Bundled charging for execution and research services by brokers is outdated and lacks transparency, according to Martin Wheatley, chief executive of UK regulator the Financial Conduct Authority (FCA).
Speaking at the FCA’s Asset Management Conference in London today Wheatley said the FCA will launch a consultation and thematic review of the way asset managers pay for and use research.
He said it was vital that asset managers’ research costs were more transparent and that they were more effectively able to manage the way research is used and criticised the way buy-side firms currently pay or corporate access.
“The prevalence of bundled services, combining eligible with non-eligible services, can also disguise overpayments for eligible services,” he said. “This cross-subsidises services that asset managers should pay for from their own funds.”
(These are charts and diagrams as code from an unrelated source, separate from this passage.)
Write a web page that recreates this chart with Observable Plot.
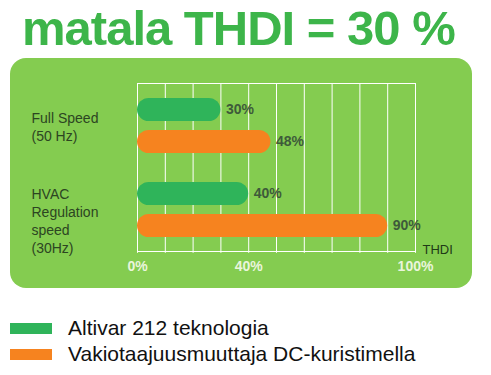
<!DOCTYPE html>
<html><head><meta charset="utf-8">
<script src="https://cdn.jsdelivr.net/npm/d3@7"></script>
<script src="https://cdn.jsdelivr.net/npm/@observablehq/plot@0.6"></script>
<style>
html,body{margin:0;padding:0;background:#fff;}
#root{position:relative;width:491px;height:375px;overflow:hidden;font-family:"Liberation Sans",Arial,sans-serif;}
#title{position:absolute;left:22px;top:0;margin:0;font-size:49px;font-weight:bold;letter-spacing:-1px;line-height:normal;color:#3db54a;white-space:nowrap;}
#box{position:absolute;left:10px;top:58px;width:462px;height:230px;background:#84cc50;border-radius:16px;}
#box svg{position:absolute;left:0;top:0;overflow:visible;}
#box svg g[aria-label^="x-axis"] text{font-weight:bold;}
.leg{position:absolute;left:10px;width:42px;height:11px;}
.legt{position:absolute;left:68px;font-size:21px;line-height:21px;color:#111;white-space:nowrap;}
</style></head>
<body><div id="root">
<div id="title"></div>
<div id="box"></div>
<div id="legend"></div>
</div>
<script>
const titleText = "matala THDI = 30 %";
const categories = ["Full Speed\n(50 Hz)", "HVAC\nRegulation\nspeed\n(30Hz)"];
const series = ["Altivar 212 teknologia", "Vakiotaajuusmuuttaja DC-kuristimella"];
const altivarValues = [30, 40];
const vakioValues = [48, 90];
const xTicks = [0, 10, 20, 30, 40, 50, 60, 70, 80, 90, 100];
const xTickLabels = ["0%", "", "", "", "40%", "", "", "", "", "", "100%"];
const axisTitle = "THDI";
const colors = ["#2fb45a", "#f6831f"];

const rows = categories.flatMap((c, i) => [
  {category: c, series: series[0], value: altivarValues[i]},
  {category: c, series: series[1], value: vakioValues[i]}
]);

document.getElementById("title").textContent = titleText;

const labelStyle = {fill: "#2c4522", fontSize: 14, lineHeight: 18/14, textAnchor: "start", lineAnchor: "top", frameAnchor: "top-left", dx: -106};

const chart = Plot.plot({
  width: 462, height: 230,
  marginLeft: 127, marginRight: 57, marginTop: 24, marginBottom: 37,
  style: {background: "transparent", color: "#eaf5dc", fontFamily: "'Liberation Sans', Arial, sans-serif", fontSize: "14px", overflow: "visible"},
  x: {domain: [0, 100], ticks: xTicks, tickFormat: (d) => xTickLabels[xTicks.indexOf(d)], tickSize: 2, tickPadding: 8, label: null},
  y: {domain: series, axis: null, paddingInner: 0.288, paddingOuter: 0.432},
  fy: {domain: categories, axis: null, padding: 0},
  color: {domain: series, range: colors},
  marks: [
    Plot.ruleX(xTicks, {stroke: "white", strokeWidth: 1}),
    Plot.frame({stroke: "white", facet: "super"}),
    Plot.barX(rows, {fy: "category", y: "series", x: "value", fill: "series", rx: 11.7}),
    Plot.text(rows, {fy: "category", y: "series", x: "value", text: (d) => d.value + "%", dx: 5, textAnchor: "start", fill: "#3e5a3a", fontSize: 14, fontWeight: "bold"}),
    Plot.text(categories.slice(0, 1), {fy: (d) => d, text: (d) => d, ...labelStyle, dy: 27}),
    Plot.text(categories.slice(1), {fy: (d) => d, text: (d) => d, ...labelStyle, dy: 19}),
    Plot.text([axisTitle], {fy: () => categories[1], text: (d) => d, frameAnchor: "bottom-right", textAnchor: "start", lineAnchor: "bottom", dx: 7, dy: 2, fill: "#1f3a17", fontSize: 13})
  ]
});
document.getElementById("box").appendChild(chart);

const legend = document.getElementById("legend");
series.forEach((s, i) => {
  const sw = document.createElement("div");
  sw.className = "leg";
  sw.style.top = (323 + i * 25.5) + "px";
  sw.style.background = colors[i];
  legend.appendChild(sw);
  const t = document.createElement("div");
  t.className = "legt";
  t.style.top = (317 + i * 25.7) + "px";
  t.textContent = s;
  legend.appendChild(t);
});
</script>
</body></html>
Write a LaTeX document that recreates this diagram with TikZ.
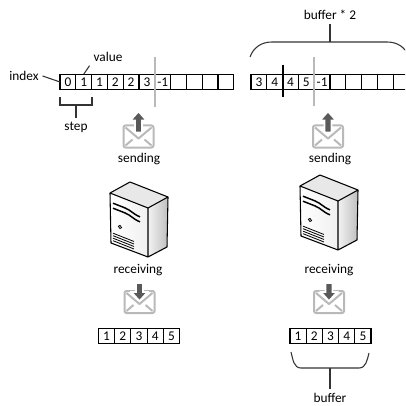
\documentclass[tikz,border=0pt]{standalone}
\usepackage{fontspec}
\setmainfont{Carlito}
\usetikzlibrary{positioning}

\begin{document}
\begin{tikzpicture}[
		x=0.75pt, y=-0.75pt,
		cell/.style={draw, line width=0.8pt, minimum width=11.85pt, minimum height=11.6pt, inner sep=0pt, outer sep=0pt},
		outcell/.style={cell, minimum width=12.15pt, minimum height=11pt},
		tag/.style={inner sep=1pt, outer sep=2pt},
		marker/.style={gray!55, line width=1.1pt},
		brace/.style={line width=0.8pt, black!80},
		mail/.style={gray!55, line width=1.5pt, line join=round},
		envelope/.pic={
			\draw[mail, rounded corners=1.5pt] (-15,-11) rectangle (15,11);
			\draw[mail] (-13,-9) -- (0,2) -- (13,-9) (-13,9) -- (-6,3) (13,9) -- (6,3);
		},
		mailsend/.pic={
			\pic {envelope};
			\filldraw[black!65, draw=white, line width=1.2pt] (-3.5,-4) -- (-3.5,-16) -- (-8,-16) -- (0,-25) -- (8,-16) -- (3.5,-16) -- (3.5,-4) -- cycle;
		},
		mailrecv/.pic={
			\pic {envelope};
			\filldraw[black!65, draw=white, line width=1.2pt] (-3.5,-19) -- (-3.5,-10) -- (-8,-10) -- (0,-1) -- (8,-10) -- (3.5,-10) -- (3.5,-19) -- cycle;
		},
		server/.pic={
			\fill[gray!18] (0,11) -- (20,0) -- (58,15) -- (38,26) -- cycle;
			\shade[left color=white, right color=gray!12] (0,11) -- (38,26) -- (38,75) -- (1,61) -- cycle;
			\shade[left color=gray!10, right color=gray!50] (38,26) -- (58,15) -- (57,65) -- (38,75) -- cycle;
			\draw[line width=0.8pt, line join=round] (0,11) -- (20,0) -- (58,15) -- (57,65) -- (38,75) -- (1,61) -- cycle
				(0,11) -- (38,26) -- (58,15) (38,26) -- (38,75);
			% drive bays, button and vents on the front
			\begin{scope}[yslant=-0.395]
				\draw[line width=1.1pt] (3,20) -- (15,20) .. controls (21,20) and (23,23) .. (30,23);
				\draw[line width=1.1pt] (3,25) -- (15,25) .. controls (21,25) and (23,28) .. (30,28);
				\draw[line width=0.6pt] (10,41) circle (1.6);
				\foreach \k in {0,...,3}
					\draw[line width=0.6pt] (3,{50+2.5*\k}) -- (24,{50+2.5*\k});
			\end{scope}
		}
	]
	\useasboundingbox (0,0) rectangle (405,406);
	\clip (0,0) rectangle (405,406);

	% ring buffers on top
	\foreach \v [count=\i] in {0,1,1,2,2,3,-1,{},{},{},{}}
		\node[cell] (lbuf\i) at ({60+7.9+15.8*(\i-1)},82) {\v};
	\foreach \v [count=\i] in {3,4,4,5,-1,{},{},{},{},{}}
		\node[cell] (rbuf\i) at ({251+7.9+15.8*(\i-1)},82) {\v};

	% read / write positions
	\coordinate (lmark top) at (154.8,57);
	\coordinate (lmark bot) at (154.8,107);
	\coordinate (rmark top) at (314.2,57);
	\coordinate (rmark bot) at (314.2,106);
	\coordinate (rcut top) at (282.6,65);
	\coordinate (rcut bot) at (282.6,97);
	\draw[marker] (lmark top) -- (lmark bot);
	\draw[marker] (rmark top) -- (rmark bot);
	\draw[line width=1.5pt] (rcut top) -- (rcut bot);

	% labels of the left buffer
	\node[tag] (index) at (24,76) {index};
	\node[tag] (value) at (108,57) {value};
	\node[tag] (step) at (76,127) {step};
	\draw[brace] (index.east) -- (lbuf1.west);
	\draw[brace] (lbuf2.north) -- (value.south west);
	\draw[brace] (60,97) -- (60,105) -- (92,105) -- (92,97);
	\coordinate (step tip) at (76,105);
	\draw[brace] (step tip) -- (step);

	% buffer * 2
	\node[tag] (buf2) at (330,15) {buffer * 2};
	\draw[brace] (250,57) to[out=70, in=180] (272,42) -- (387,42) to[out=0, in=110] (409,57);
	\coordinate (top tip) at (330,42);
	\draw[brace] (top tip) -- (buf2);

	% icons
	\pic at (138.5,136.5) {mailsend};
	\pic at (328,136.5) {mailsend};
	\node (send l) at (139,159) {sending};
	\node (send r) at (330,159) {sending};
	\pic at (110,182) {server};
	\pic at (300,175) {server};
	\node (recv l) at (138,270) {receiving};
	\node (recv r) at (329,270) {receiving};
	\pic at (139.5,302) {mailrecv};
	\pic at (329,302) {mailrecv};

	% received data
	\foreach \v in {1,...,5} {
		\node[outcell] (lout\v) at ({98.5+8.1+16.2*(\v-1)},336) {\v};
		\node[outcell] (rout\v) at ({290+8.1+16.2*(\v-1)},336) {\v};
	}

	% buffer
	\node[tag] (buf) at (330,398) {buffer};
	\draw[brace] (291,352) to[out=-75, in=180] (301,368) -- (359,368) to[out=0, in=-105] (369,353);
	\coordinate (bot tip) at (330,368);
	\draw[brace] (bot tip) -- (buf);
\end{tikzpicture}
\end{document}
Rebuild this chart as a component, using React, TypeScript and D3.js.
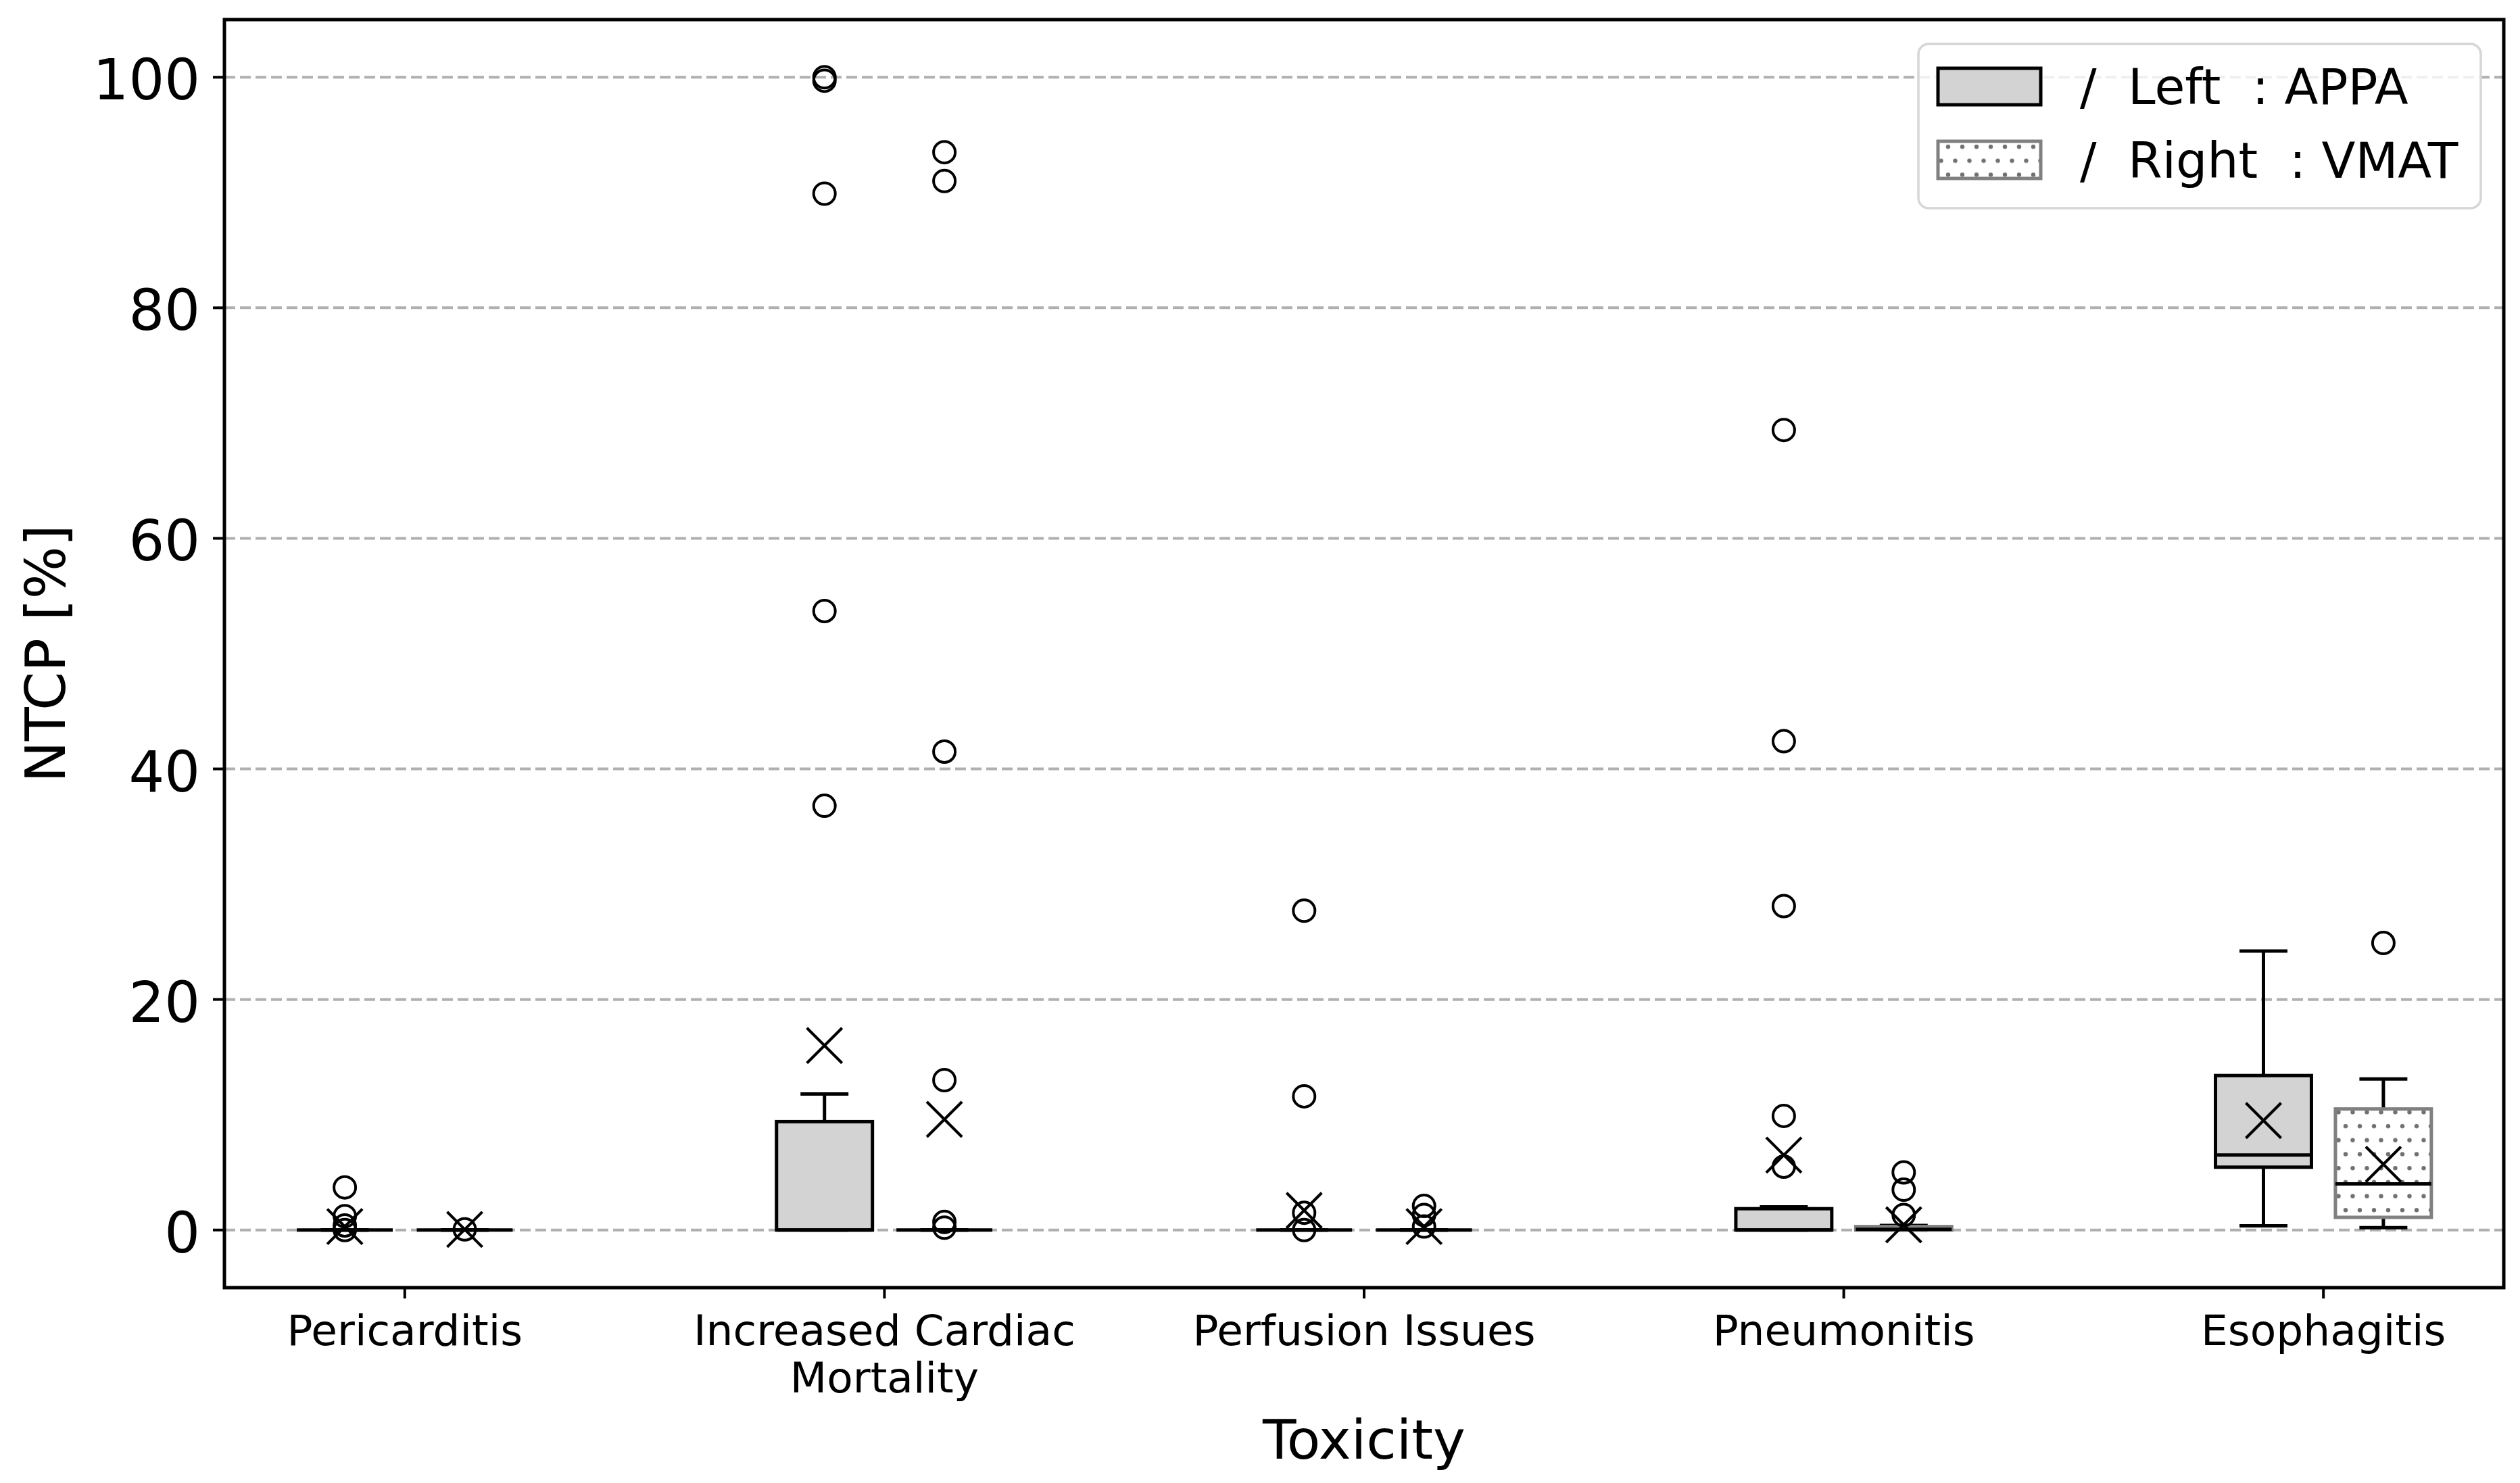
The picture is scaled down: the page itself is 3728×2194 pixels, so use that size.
import React from 'react';
import * as d3 from 'd3';

// Toxicity categories (tick labels, line-broken like the original)
const CATEGORIES = [['Pericarditis'], ['Increased Cardiac', 'Mortality'], ['Perfusion Issues'], ['Pneumonitis'], ['Esophagitis']];

// Box statistics: [q1, median, q3, whiskerLow, whiskerHigh]
const APPA_STATS = [
  [0, 0, 0, 0, 0],
  [0, 0, 9.4, 0, 11.8],
  [0, 0, 0, 0, 0],
  [0, 0, 1.85, 0, 2.0],
  [5.45, 6.5, 13.4, 0.36, 24.2],
];
const VMAT_STATS = [
  [0, 0, 0, 0, 0],
  [0, 0, 0, 0, 0],
  [0, 0, 0, 0, 0],
  [0, 0.05, 0.3, 0, 0.4],
  [1.1, 4.0, 10.5, 0.2, 13.1],
];
const APPA_MEANS = [0.3, 16.0, 1.7, 6.5, 9.5];
const VMAT_MEANS = [0.05, 9.6, 0.3, 0.45, 5.7];
const APPA_FLIERS = [
  [3.7, 1.2, 0.4, 0.0],
  [100, 99.7, 89.9, 53.7, 36.8],
  [27.7, 11.6, 1.5, 0.0],
  [69.4, 42.4, 28.1, 9.9, 5.5],
  [],
];
const VMAT_FLIERS = [
  [0.05],
  [93.5, 91.0, 41.5, 13.0, 0.7, 0.2],
  [2.1, 1.3, 0.3],
  [5.0, 3.5, 1.3],
  [24.9],
];
const Y_TICKS = [0, 20, 40, 60, 80, 100];

const W = 3728;
const H = 2194;
const PLOT = { left: 332, right: 3704, top: 29, bottom: 1905 };
const FONT = 'DejaVu Sans';

const x = d3.scaleLinear().domain([-0.376, 4.376]).range([PLOT.left, PLOT.right]);
const y = d3.scaleLinear().domain([-5, 105]).range([PLOT.bottom, PLOT.top]);

const OFFSET = 0.125;
const BOX_W = 0.2;
const LW = 5;

type BoxProps = { pos: number; stats: number[]; mean: number; fliers: number[]; vmat: boolean };

const Box: React.FC<BoxProps> = ({ pos, stats, mean, fliers, vmat }) => {
  const [q1, med, q3, lo, hi] = stats;
  const cx = x(pos);
  const x0 = x(pos - BOX_W / 2);
  const x1 = x(pos + BOX_W / 2);
  const c0 = x(pos - BOX_W / 4);
  const c1 = x(pos + BOX_W / 4);
  const m = 26;
  return (
    <g>
      <line x1={cx} x2={cx} y1={y(q3)} y2={y(hi)} stroke="#000" strokeWidth={LW} />
      <line x1={cx} x2={cx} y1={y(q1)} y2={y(lo)} stroke="#000" strokeWidth={LW} />
      <line x1={c0} x2={c1} y1={y(hi)} y2={y(hi)} stroke="#000" strokeWidth={LW} />
      <line x1={c0} x2={c1} y1={y(lo)} y2={y(lo)} stroke="#000" strokeWidth={LW} />
      <rect
        x={x0}
        y={y(q3)}
        width={x1 - x0}
        height={y(q1) - y(q3)}
        fill={vmat ? 'url(#dots)' : '#d3d3d3'}
        stroke={vmat ? '#808080' : '#000'}
        strokeWidth={LW}
      />
      <line x1={x0} x2={x1} y1={y(med)} y2={y(med)} stroke="#000" strokeWidth={LW} />
      {fliers.map((f, i) => (
        <circle key={i} cx={cx} cy={y(f)} r={16} fill="none" stroke="#000" strokeWidth={4} />
      ))}
      <path
        d={`M${cx - m},${y(mean) - m}L${cx + m},${y(mean) + m}M${cx - m},${y(mean) + m}L${cx + m},${y(mean) - m}`}
        stroke="#000"
        strokeWidth={4.2}
        fill="none"
      />
    </g>
  );
};

export default function App() {
  return (
    <svg
      width={W}
      height={H}
      viewBox={`0 0 ${W} ${H}`}
      style={{ position: 'absolute', left: 0, top: 0, background: '#fff' }}
      fontFamily={FONT}
    >
      <defs>
        <pattern id="dots" width={21} height={41.4} patternUnits="userSpaceOnUse">
          <rect width={21} height={41.4} fill="#fff" />
          <circle cx={5} cy={10} r={3.2} fill="#707070" />
          <circle cx={15.5} cy={30.7} r={3.2} fill="#707070" />
        </pattern>
      </defs>
      <rect width={W} height={H} fill="#fff" />

      {/* grid */}
      {Y_TICKS.map((t) => (
        <line
          key={t}
          x1={PLOT.left}
          x2={PLOT.right}
          y1={y(t)}
          y2={y(t)}
          stroke="#b0b0b0"
          strokeWidth={4}
          strokeDasharray="16 7"
        />
      ))}

      {/* boxes */}
      {CATEGORIES.map((_, i) => (
        <g key={i}>
          <Box pos={i - OFFSET} stats={APPA_STATS[i]} mean={APPA_MEANS[i]} fliers={APPA_FLIERS[i]} vmat={false} />
          <Box pos={i + OFFSET} stats={VMAT_STATS[i]} mean={VMAT_MEANS[i]} fliers={VMAT_FLIERS[i]} vmat={true} />
        </g>
      ))}

      {/* frame */}
      <rect
        x={PLOT.left}
        y={PLOT.top}
        width={PLOT.right - PLOT.left}
        height={PLOT.bottom - PLOT.top}
        fill="none"
        stroke="#000"
        strokeWidth={5}
      />

      {/* y axis */}
      {Y_TICKS.map((t) => (
        <g key={t}>
          <line x1={PLOT.left - 17} x2={PLOT.left} y1={y(t)} y2={y(t)} stroke="#000" strokeWidth={4} />
          <text x={296} y={y(t) + 33} textAnchor="end" fontSize={83}>
            {t}
          </text>
        </g>
      ))}
      <text
        transform={`translate(96,${(PLOT.top + PLOT.bottom) / 2}) rotate(-90)`}
        textAnchor="middle"
        fontSize={82}
      >
        NTCP [%]
      </text>

      {/* x axis */}
      {CATEGORIES.map((lines, i) => (
        <g key={i}>
          <line x1={x(i)} x2={x(i)} y1={PLOT.bottom} y2={PLOT.bottom + 16} stroke="#000" strokeWidth={4} />
          <text textAnchor="middle" fontSize={63}>
            {lines.map((l, j) => (
              <tspan key={j} x={x(i)} y={1990 + j * 70}>
                {l}
              </tspan>
            ))}
          </text>
        </g>
      ))}
      <text x={(PLOT.left + PLOT.right) / 2} y={2158} textAnchor="middle" fontSize={81}>
        Toxicity
      </text>

      {/* legend */}
      <g>
        <rect x={2838} y={65} width={832} height={243} rx={15} fill="#fff" fillOpacity={0.8} stroke="#d6d6d6" strokeWidth={3.5} />
        <rect x={2867} y={101} width={152} height={54} fill="#d3d3d3" stroke="#000" strokeWidth={5} />
        <rect x={2867} y={209} width={152} height={55} fill="url(#dots)" stroke="#808080" strokeWidth={5} />
        <text x={3077} y={154} fontSize={73} xmlSpace="preserve" style={{ whiteSpace: 'pre' }}>
          {'/  Left  : APPA'}
        </text>
        <text x={3077} y={263} fontSize={73} xmlSpace="preserve" style={{ whiteSpace: 'pre' }}>
          {'/  Right  : VMAT'}
        </text>
      </g>
    </svg>
  );
}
The FCA has estimated that around £500 million of dealing commission last year was spent on facilitating corporate access, which the FCA said is resulting in firms paying far more than they would if they used their own money.
“This practice transfers the firm’s costs onto the client, which clearly works against the client’s interests. This raises a concern because asset managers do not control these costs with the same rigour as costs they incur directly,” Wheatley explained.
Bundled services are often disguising payments of eligible services, that is those which the FCA deems appropriate to be paid out of client commissions, and cross-subsidises services asset managers should pay for themselves, ultimately supporting unsustainable business models.
Wheatley also called for an end to the link between trading volumes and research costs. In one example, an asset manager saw roughly double the amount of commission it paid going towards research as it had been trading more year-on-year, but the amount of research it received remained the same.
The FCA will soon launch a thematic review, which will follow on from its findings on conflicts of interest published last year. In November, it will launch a consultation paper to seek industry views on how the current regime can be improved, which include defining research and which services are considered eligible to be paid for using client commissions.